▽
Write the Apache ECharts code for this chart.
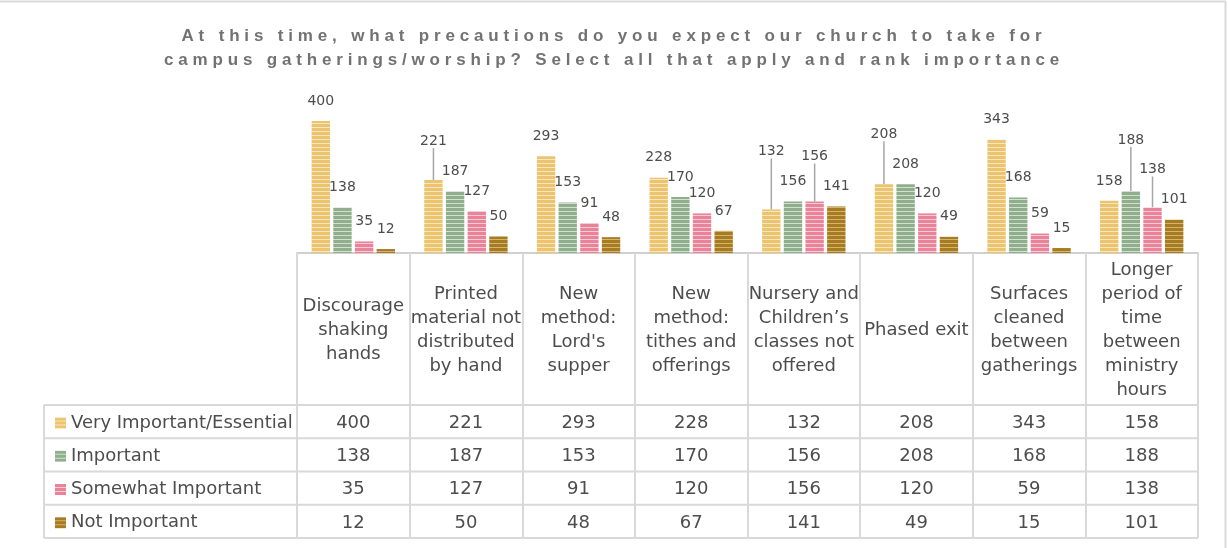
<!DOCTYPE html>
<html>
<head>
<meta charset="utf-8">
<title>Church precautions survey</title>
<style>
  body { margin: 0; padding: 0; background-color: white; }
  #wrap { position: relative; width: 1228px; height: 548px; }
  #main { width: 1228px; height: 548px; }
  #title {
    position: absolute; left: 0; top: 24px; width: 1228px;
    text-align: center; color: #727272;
    font-family: "Liberation Sans Narrow", "Liberation Sans", sans-serif;
    font-weight: bold; font-size: 17px; line-height: 24px;
  }
  #title span { display: block; white-space: nowrap; }
</style>
</head>
<body>
<div id="wrap">
  <div id="main"></div>
  <div id="title">
    <span>At this time, what precautions do you expect our church to take for</span>
    <span>campus gatherings/worship? Select all that apply and rank importance</span>
  </div>
</div>
<script src="https://cdn.jsdelivr.net/npm/echarts@6/dist/echarts.min.js"></script>
<script type="text/javascript">
  var categories = [
    'Discourage\nshaking\nhands',
    'Printed\nmaterial not\ndistributed\nby hand',
    'New\nmethod:\nLord\'s\nsupper',
    'New\nmethod:\ntithes and\nofferings',
    'Nursery and\nChildren\u2019s\nclasses not\noffered',
    'Phased exit',
    'Surfaces\ncleaned\nbetween\ngatherings',
    'Longer\nperiod of\ntime\nbetween\nministry\nhours'
  ];
  var seriesNames = ['Very Important/Essential', 'Important', 'Somewhat Important', 'Not Important'];
  var veryImportant = [400, 221, 293, 228, 132, 208, 343, 158];
  var important = [138, 187, 153, 170, 156, 208, 168, 188];
  var somewhatImportant = [35, 127, 91, 120, 156, 120, 59, 138];
  var notImportant = [12, 50, 48, 67, 141, 49, 15, 101];
  var values = [veryImportant, important, somewhatImportant, notImportant];

  // stretch title letters like the original (wide letter spacing)
  var spans = document.querySelectorAll('#title span');
  var probe = document.createElement('span');
  probe.style.cssText = 'position:absolute;visibility:hidden;white-space:nowrap;display:inline';
  document.getElementById('title').appendChild(probe);
  probe.textContent = spans[0].textContent;
  var natural = probe.getBoundingClientRect().width;
  var spacing = (865 - natural) / spans[0].textContent.length;
  probe.remove();
  for (var i = 0; i < spans.length; i++) spans[i].style.letterSpacing = spacing + 'px';

  function stripes(base, light) {
    var c = document.createElement('canvas');
    c.width = 4; c.height = 4;
    var ctx = c.getContext('2d');
    ctx.fillStyle = base; ctx.fillRect(0, 0, 4, 4);
    ctx.fillStyle = light; ctx.fillRect(0, 3, 4, 1);
    return c;
  }
  var fills = [
    stripes('#ecc46f', '#f8e6bd'),
    stripes('#8faf8c', '#d3e0d0'),
    stripes('#e8839a', '#f7cbd4'),
    stripes('#a67b22', '#d4b46e')
  ];

  var font = 'DejaVu Sans';
  var textColor = '#4d4d4d';
  var lineColor = '#d9d9d9';
  var gridLeft = 297, gridRight = 30, gridTop = 88, gridBottom = 295;
  var rowTop = 405, rowH = 133 / 4;
  var catGap = 0.26, barGap = 0.18;

  var myChart = echarts.init(document.getElementById('main'));

  function buildSeries(dist) {
    return values.map(function (vals, s) {
      return {
        name: seriesNames[s],
        type: 'bar',
        barGap: '18%',
        barCategoryGap: '26%',
        animation: false,
        emphasis: { disabled: true },
        itemStyle: { color: { image: fills[s], repeat: 'repeat' } },
        label: {
          show: true, position: 'top', distance: 13,
          fontFamily: font, fontSize: 14, color: textColor
        },
        labelLine: { show: false, lineStyle: { color: '#a6a6a6', width: 1.5 } },
        data: vals.map(function (v, c) {
          if (!dist) return v;
          var d = dist[s][c];
          return {
            value: v,
            label: { show: true, distance: d },
            labelLine: { show: d > 16 }
          };
        })
      };
    });
  }

  var option = {
    backgroundColor: 'white',
    textStyle: { fontFamily: font },
    grid: { left: gridLeft, right: gridRight, top: gridTop, bottom: gridBottom },
    legend: {
      orient: 'vertical', left: 50, top: rowTop + 3,
      icon: 'rect', itemWidth: 11, itemHeight: 11, itemGap: rowH - 20,
      selectedMode: false,
      textStyle: { fontFamily: font, fontSize: 18, color: textColor, lineHeight: 20 },
      data: seriesNames
    },
    xAxis: {
      type: 'category',
      data: categories,
      axisLine: { lineStyle: { color: '#d0d0d0', width: 2 } },
      axisTick: { show: true, length: 285, lineStyle: { color: lineColor, width: 2 } },
      axisLabel: {
        interval: 0, margin: 77, verticalAlign: 'middle',
        fontFamily: font, fontSize: 18, lineHeight: 24, color: textColor
      }
    },
    yAxis: { type: 'value', min: 0, max: 500, show: false, splitLine: { show: false } },
    series: buildSeries(null)
  };
  myChart.setOption(option);

  // place value labels: start above each bar, lift a label over its right neighbour when they collide
  var measure = document.createElement('canvas').getContext('2d');
  measure.font = '14px "' + font + '"';
  var dist = values.map(function () { return []; });
  var band = myChart.convertToPixel({ xAxisIndex: 0 }, 1) - myChart.convertToPixel({ xAxisIndex: 0 }, 0);
  var nBars = values.length;
  var barW = band * (1 - catGap) / (nBars + (nBars - 1) * barGap);
  for (var ci = 0; ci < categories.length; ci++) {
    var placed = [];
    var center = myChart.convertToPixel({ xAxisIndex: 0 }, ci);
    for (var s = nBars - 1; s >= 0; s--) {
      var cx = center - band * (1 - catGap) / 2 + s * barW * (1 + barGap) + barW / 2;
      var barTop = myChart.convertToPixel({ yAxisIndex: 0 }, values[s][ci]);
      var cy = barTop - 20;
      var w = measure.measureText(String(values[s][ci])).width;
      var moved = true;
      while (moved) {
        moved = false;
        for (var k = 0; k < placed.length; k++) {
          var p = placed[k];
          if (Math.abs(p.x - cx) < (p.w + w) / 2 + 1 && Math.abs(p.y - cy) < 15) {
            cy = p.y - 30;
            moved = true;
          }
        }
      }
      placed.push({ x: cx, y: cy, w: w });
      dist[s][ci] = Math.round(barTop - cy - 7);
    }
  }

  // data table below the axis
  var graphic = [];
  var xRight = 1228 - gridRight;
  for (var r = 0; r <= 4; r++) {
    graphic.push({
      type: 'line', silent: true,
      shape: { x1: 44, y1: rowTop + r * rowH, x2: xRight, y2: rowTop + r * rowH },
      style: { stroke: lineColor, lineWidth: 2 }
    });
  }
  graphic.push({
    type: 'line', silent: true,
    shape: { x1: 44, y1: rowTop, x2: 44, y2: rowTop + 4 * rowH },
    style: { stroke: lineColor, lineWidth: 2 }
  });
  // outer chart border (top and right edges visible)
  graphic.push({ type: 'line', silent: true, shape: { x1: 0, y1: 1.5, x2: 1226, y2: 1.5 }, style: { stroke: '#d9d9d9', lineWidth: 2 } });
  graphic.push({ type: 'line', silent: true, shape: { x1: 1225.5, y1: 1.5, x2: 1225.5, y2: 548 }, style: { stroke: '#d9d9d9', lineWidth: 2 } });
  values.forEach(function (vals, s) {
    vals.forEach(function (v, c) {
      var x = myChart.convertToPixel({ xAxisIndex: 0 }, c);
      graphic.push({
        type: 'text', silent: true,
        x: x, y: rowTop + s * rowH + rowH / 2 + 1.5,
        style: {
          text: String(v), fontFamily: font, fontSize: 18, fill: textColor,
          align: 'center', verticalAlign: 'middle'
        }
      });
    });
  });

  myChart.setOption({ series: buildSeries(dist), graphic: graphic });
</script>
</body>
</html>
△
→ **DIRECTIONS**:
Leave the images out and output the remaining material exactly as it stands.

→ **RESPONSE TO THIS TASK**:
Write the Apache ECharts code for this chart.
<!DOCTYPE html>
<html>
<head>
<meta charset="utf-8">
<title>Church precautions survey</title>
<style>
  body { margin: 0; padding: 0; background-color: white; }
  #wrap { position: relative; width: 1228px; height: 548px; }
  #main { width: 1228px; height: 548px; }
  #title {
    position: absolute; left: 0; top: 24px; width: 1228px;
    text-align: center; color: #727272;
    font-family: "Liberation Sans Narrow", "Liberation Sans", sans-serif;
    font-weight: bold; font-size: 17px; line-height: 24px;
  }
  #title span { display: block; white-space: nowrap; }
</style>
</head>
<body>
<div id="wrap">
  <div id="main"></div>
  <div id="title">
    <span>At this time, what precautions do you expect our church to take for</span>
    <span>campus gatherings/worship? Select all that apply and rank importance</span>
  </div>
</div>
<script src="https://cdn.jsdelivr.net/npm/echarts@6/dist/echarts.min.js"></script>
<script type="text/javascript">
  var categories = [
    'Discourage\nshaking\nhands',
    'Printed\nmaterial not\ndistributed\nby hand',
    'New\nmethod:\nLord\'s\nsupper',
    'New\nmethod:\ntithes and\nofferings',
    'Nursery and\nChildren\u2019s\nclasses not\noffered',
    'Phased exit',
    'Surfaces\ncleaned\nbetween\ngatherings',
    'Longer\nperiod of\ntime\nbetween\nministry\nhours'
  ];
  var seriesNames = ['Very Important/Essential', 'Important', 'Somewhat Important', 'Not Important'];
  var veryImportant = [400, 221, 293, 228, 132, 208, 343, 158];
  var important = [138, 187, 153, 170, 156, 208, 168, 188];
  var somewhatImportant = [35, 127, 91, 120, 156, 120, 59, 138];
  var notImportant = [12, 50, 48, 67, 141, 49, 15, 101];
  var values = [veryImportant, important, somewhatImportant, notImportant];

  // stretch title letters like the original (wide letter spacing)
  var spans = document.querySelectorAll('#title span');
  var probe = document.createElement('span');
  probe.style.cssText = 'position:absolute;visibility:hidden;white-space:nowrap;display:inline';
  document.getElementById('title').appendChild(probe);
  probe.textContent = spans[0].textContent;
  var natural = probe.getBoundingClientRect().width;
  var spacing = (865 - natural) / spans[0].textContent.length;
  probe.remove();
  for (var i = 0; i < spans.length; i++) spans[i].style.letterSpacing = spacing + 'px';

  function stripes(base, light) {
    var c = document.createElement('canvas');
    c.width = 4; c.height = 4;
    var ctx = c.getContext('2d');
    ctx.fillStyle = base; ctx.fillRect(0, 0, 4, 4);
    ctx.fillStyle = light; ctx.fillRect(0, 3, 4, 1);
    return c;
  }
  var fills = [
    stripes('#ecc46f', '#f8e6bd'),
    stripes('#8faf8c', '#d3e0d0'),
    stripes('#e8839a', '#f7cbd4'),
    stripes('#a67b22', '#d4b46e')
  ];

  var font = 'DejaVu Sans';
  var textColor = '#4d4d4d';
  var lineColor = '#d9d9d9';
  var gridLeft = 297, gridRight = 30, gridTop = 88, gridBottom = 295;
  var rowTop = 405, rowH = 133 / 4;
  var catGap = 0.26, barGap = 0.18;

  var myChart = echarts.init(document.getElementById('main'));

  function buildSeries(dist) {
    return values.map(function (vals, s) {
      return {
        name: seriesNames[s],
        type: 'bar',
        barGap: '18%',
        barCategoryGap: '26%',
        animation: false,
        emphasis: { disabled: true },
        itemStyle: { color: { image: fills[s], repeat: 'repeat' } },
        label: {
          show: true, position: 'top', distance: 13,
          fontFamily: font, fontSize: 14, color: textColor
        },
        labelLine: { show: false, lineStyle: { color: '#a6a6a6', width: 1.5 } },
        data: vals.map(function (v, c) {
          if (!dist) return v;
          var d = dist[s][c];
          return {
            value: v,
            label: { show: true, distance: d },
            labelLine: { show: d > 16 }
          };
        })
      };
    });
  }

  var option = {
    backgroundColor: 'white',
    textStyle: { fontFamily: font },
    grid: { left: gridLeft, right: gridRight, top: gridTop, bottom: gridBottom },
    legend: {
      orient: 'vertical', left: 50, top: rowTop + 3,
      icon: 'rect', itemWidth: 11, itemHeight: 11, itemGap: rowH - 20,
      selectedMode: false,
      textStyle: { fontFamily: font, fontSize: 18, color: textColor, lineHeight: 20 },
      data: seriesNames
    },
    xAxis: {
      type: 'category',
      data: categories,
      axisLine: { lineStyle: { color: '#d0d0d0', width: 2 } },
      axisTick: { show: true, length: 285, lineStyle: { color: lineColor, width: 2 } },
      axisLabel: {
        interval: 0, margin: 77, verticalAlign: 'middle',
        fontFamily: font, fontSize: 18, lineHeight: 24, color: textColor
      }
    },
    yAxis: { type: 'value', min: 0, max: 500, show: false, splitLine: { show: false } },
    series: buildSeries(null)
  };
  myChart.setOption(option);

  // place value labels: start above each bar, lift a label over its right neighbour when they collide
  var measure = document.createElement('canvas').getContext('2d');
  measure.font = '14px "' + font + '"';
  var dist = values.map(function () { return []; });
  var band = myChart.convertToPixel({ xAxisIndex: 0 }, 1) - myChart.convertToPixel({ xAxisIndex: 0 }, 0);
  var nBars = values.length;
  var barW = band * (1 - catGap) / (nBars + (nBars - 1) * barGap);
  for (var ci = 0; ci < categories.length; ci++) {
    var placed = [];
    var center = myChart.convertToPixel({ xAxisIndex: 0 }, ci);
    for (var s = nBars - 1; s >= 0; s--) {
      var cx = center - band * (1 - catGap) / 2 + s * barW * (1 + barGap) + barW / 2;
      var barTop = myChart.convertToPixel({ yAxisIndex: 0 }, values[s][ci]);
      var cy = barTop - 20;
      var w = measure.measureText(String(values[s][ci])).width;
      var moved = true;
      while (moved) {
        moved = false;
        for (var k = 0; k < placed.length; k++) {
          var p = placed[k];
          if (Math.abs(p.x - cx) < (p.w + w) / 2 + 1 && Math.abs(p.y - cy) < 15) {
            cy = p.y - 30;
            moved = true;
          }
        }
      }
      placed.push({ x: cx, y: cy, w: w });
      dist[s][ci] = Math.round(barTop - cy - 7);
    }
  }

  // data table below the axis
  var graphic = [];
  var xRight = 1228 - gridRight;
  for (var r = 0; r <= 4; r++) {
    graphic.push({
      type: 'line', silent: true,
      shape: { x1: 44, y1: rowTop + r * rowH, x2: xRight, y2: rowTop + r * rowH },
      style: { stroke: lineColor, lineWidth: 2 }
    });
  }
  graphic.push({
    type: 'line', silent: true,
    shape: { x1: 44, y1: rowTop, x2: 44, y2: rowTop + 4 * rowH },
    style: { stroke: lineColor, lineWidth: 2 }
  });
  // outer chart border (top and right edges visible)
  graphic.push({ type: 'line', silent: true, shape: { x1: 0, y1: 1.5, x2: 1226, y2: 1.5 }, style: { stroke: '#d9d9d9', lineWidth: 2 } });
  graphic.push({ type: 'line', silent: true, shape: { x1: 1225.5, y1: 1.5, x2: 1225.5, y2: 548 }, style: { stroke: '#d9d9d9', lineWidth: 2 } });
  values.forEach(function (vals, s) {
    vals.forEach(function (v, c) {
      var x = myChart.convertToPixel({ xAxisIndex: 0 }, c);
      graphic.push({
        type: 'text', silent: true,
        x: x, y: rowTop + s * rowH + rowH / 2 + 1.5,
        style: {
          text: String(v), fontFamily: font, fontSize: 18, fill: textColor,
          align: 'center', verticalAlign: 'middle'
        }
      });
    });
  });

  myChart.setOption({ series: buildSeries(dist), graphic: graphic });
</script>
</body>
</html>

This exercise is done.